● **Stated task**
Repeat each line of the material below exactly as it appears, minus any pictures.

● **Raw data**
____________

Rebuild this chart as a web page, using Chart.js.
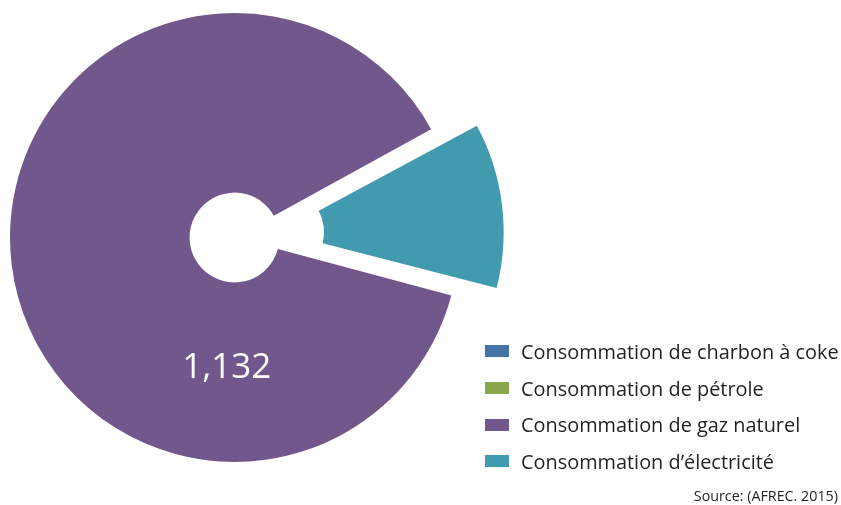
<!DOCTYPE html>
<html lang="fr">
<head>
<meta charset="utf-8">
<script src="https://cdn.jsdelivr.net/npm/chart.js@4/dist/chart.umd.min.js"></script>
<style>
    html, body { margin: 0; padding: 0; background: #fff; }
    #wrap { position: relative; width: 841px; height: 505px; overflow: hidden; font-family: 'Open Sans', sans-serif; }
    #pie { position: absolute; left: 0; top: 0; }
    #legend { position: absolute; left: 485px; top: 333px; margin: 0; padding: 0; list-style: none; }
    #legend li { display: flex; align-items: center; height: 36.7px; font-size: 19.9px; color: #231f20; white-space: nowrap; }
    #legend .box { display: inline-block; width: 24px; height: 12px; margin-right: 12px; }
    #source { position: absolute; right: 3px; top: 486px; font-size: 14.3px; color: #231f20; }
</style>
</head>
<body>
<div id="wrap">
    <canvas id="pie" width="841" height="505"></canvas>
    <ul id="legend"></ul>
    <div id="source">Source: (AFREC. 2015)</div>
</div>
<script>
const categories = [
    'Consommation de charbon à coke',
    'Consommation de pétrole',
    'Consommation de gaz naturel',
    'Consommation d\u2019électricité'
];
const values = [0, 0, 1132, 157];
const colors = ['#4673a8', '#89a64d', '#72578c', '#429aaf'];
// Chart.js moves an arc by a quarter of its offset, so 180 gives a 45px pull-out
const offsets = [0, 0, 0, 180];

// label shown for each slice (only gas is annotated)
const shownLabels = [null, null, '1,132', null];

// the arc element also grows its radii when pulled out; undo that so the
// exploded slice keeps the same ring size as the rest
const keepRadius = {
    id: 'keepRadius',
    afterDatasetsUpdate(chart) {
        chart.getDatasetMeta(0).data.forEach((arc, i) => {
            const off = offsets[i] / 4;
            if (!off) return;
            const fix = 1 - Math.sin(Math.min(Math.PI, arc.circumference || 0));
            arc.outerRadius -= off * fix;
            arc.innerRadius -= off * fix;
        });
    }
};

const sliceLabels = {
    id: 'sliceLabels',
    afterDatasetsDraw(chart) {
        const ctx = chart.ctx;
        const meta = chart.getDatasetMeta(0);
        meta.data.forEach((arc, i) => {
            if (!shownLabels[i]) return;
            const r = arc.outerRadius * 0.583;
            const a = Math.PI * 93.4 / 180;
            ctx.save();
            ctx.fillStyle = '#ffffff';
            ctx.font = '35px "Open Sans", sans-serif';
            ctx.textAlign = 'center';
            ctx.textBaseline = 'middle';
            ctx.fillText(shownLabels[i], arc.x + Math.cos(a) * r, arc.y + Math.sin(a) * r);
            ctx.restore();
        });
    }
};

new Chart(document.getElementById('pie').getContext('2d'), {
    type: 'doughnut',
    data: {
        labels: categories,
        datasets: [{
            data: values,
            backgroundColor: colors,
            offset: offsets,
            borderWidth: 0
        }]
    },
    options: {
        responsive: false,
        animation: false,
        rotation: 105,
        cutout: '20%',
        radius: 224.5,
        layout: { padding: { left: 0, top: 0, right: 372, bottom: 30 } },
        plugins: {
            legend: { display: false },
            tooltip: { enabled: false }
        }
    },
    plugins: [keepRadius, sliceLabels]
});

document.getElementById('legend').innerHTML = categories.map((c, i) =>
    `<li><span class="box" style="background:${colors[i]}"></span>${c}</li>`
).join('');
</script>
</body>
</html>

____________

● **Answer to this exercise**
Rebuild this chart as a web page, using Chart.js.
<!DOCTYPE html>
<html lang="fr">
<head>
<meta charset="utf-8">
<script src="https://cdn.jsdelivr.net/npm/chart.js@4/dist/chart.umd.min.js"></script>
<style>
    html, body { margin: 0; padding: 0; background: #fff; }
    #wrap { position: relative; width: 841px; height: 505px; overflow: hidden; font-family: 'Open Sans', sans-serif; }
    #pie { position: absolute; left: 0; top: 0; }
    #legend { position: absolute; left: 485px; top: 333px; margin: 0; padding: 0; list-style: none; }
    #legend li { display: flex; align-items: center; height: 36.7px; font-size: 19.9px; color: #231f20; white-space: nowrap; }
    #legend .box { display: inline-block; width: 24px; height: 12px; margin-right: 12px; }
    #source { position: absolute; right: 3px; top: 486px; font-size: 14.3px; color: #231f20; }
</style>
</head>
<body>
<div id="wrap">
    <canvas id="pie" width="841" height="505"></canvas>
    <ul id="legend"></ul>
    <div id="source">Source: (AFREC. 2015)</div>
</div>
<script>
const categories = [
    'Consommation de charbon à coke',
    'Consommation de pétrole',
    'Consommation de gaz naturel',
    'Consommation d\u2019électricité'
];
const values = [0, 0, 1132, 157];
const colors = ['#4673a8', '#89a64d', '#72578c', '#429aaf'];
// Chart.js moves an arc by a quarter of its offset, so 180 gives a 45px pull-out
const offsets = [0, 0, 0, 180];

// label shown for each slice (only gas is annotated)
const shownLabels = [null, null, '1,132', null];

// the arc element also grows its radii when pulled out; undo that so the
// exploded slice keeps the same ring size as the rest
const keepRadius = {
    id: 'keepRadius',
    afterDatasetsUpdate(chart) {
        chart.getDatasetMeta(0).data.forEach((arc, i) => {
            const off = offsets[i] / 4;
            if (!off) return;
            const fix = 1 - Math.sin(Math.min(Math.PI, arc.circumference || 0));
            arc.outerRadius -= off * fix;
            arc.innerRadius -= off * fix;
        });
    }
};

const sliceLabels = {
    id: 'sliceLabels',
    afterDatasetsDraw(chart) {
        const ctx = chart.ctx;
        const meta = chart.getDatasetMeta(0);
        meta.data.forEach((arc, i) => {
            if (!shownLabels[i]) return;
            const r = arc.outerRadius * 0.583;
            const a = Math.PI * 93.4 / 180;
            ctx.save();
            ctx.fillStyle = '#ffffff';
            ctx.font = '35px "Open Sans", sans-serif';
            ctx.textAlign = 'center';
            ctx.textBaseline = 'middle';
            ctx.fillText(shownLabels[i], arc.x + Math.cos(a) * r, arc.y + Math.sin(a) * r);
            ctx.restore();
        });
    }
};

new Chart(document.getElementById('pie').getContext('2d'), {
    type: 'doughnut',
    data: {
        labels: categories,
        datasets: [{
            data: values,
            backgroundColor: colors,
            offset: offsets,
            borderWidth: 0
        }]
    },
    options: {
        responsive: false,
        animation: false,
        rotation: 105,
        cutout: '20%',
        radius: 224.5,
        layout: { padding: { left: 0, top: 0, right: 372, bottom: 30 } },
        plugins: {
            legend: { display: false },
            tooltip: { enabled: false }
        }
    },
    plugins: [keepRadius, sliceLabels]
});

document.getElementById('legend').innerHTML = categories.map((c, i) =>
    `<li><span class="box" style="background:${colors[i]}"></span>${c}</li>`
).join('');
</script>
</body>
</html>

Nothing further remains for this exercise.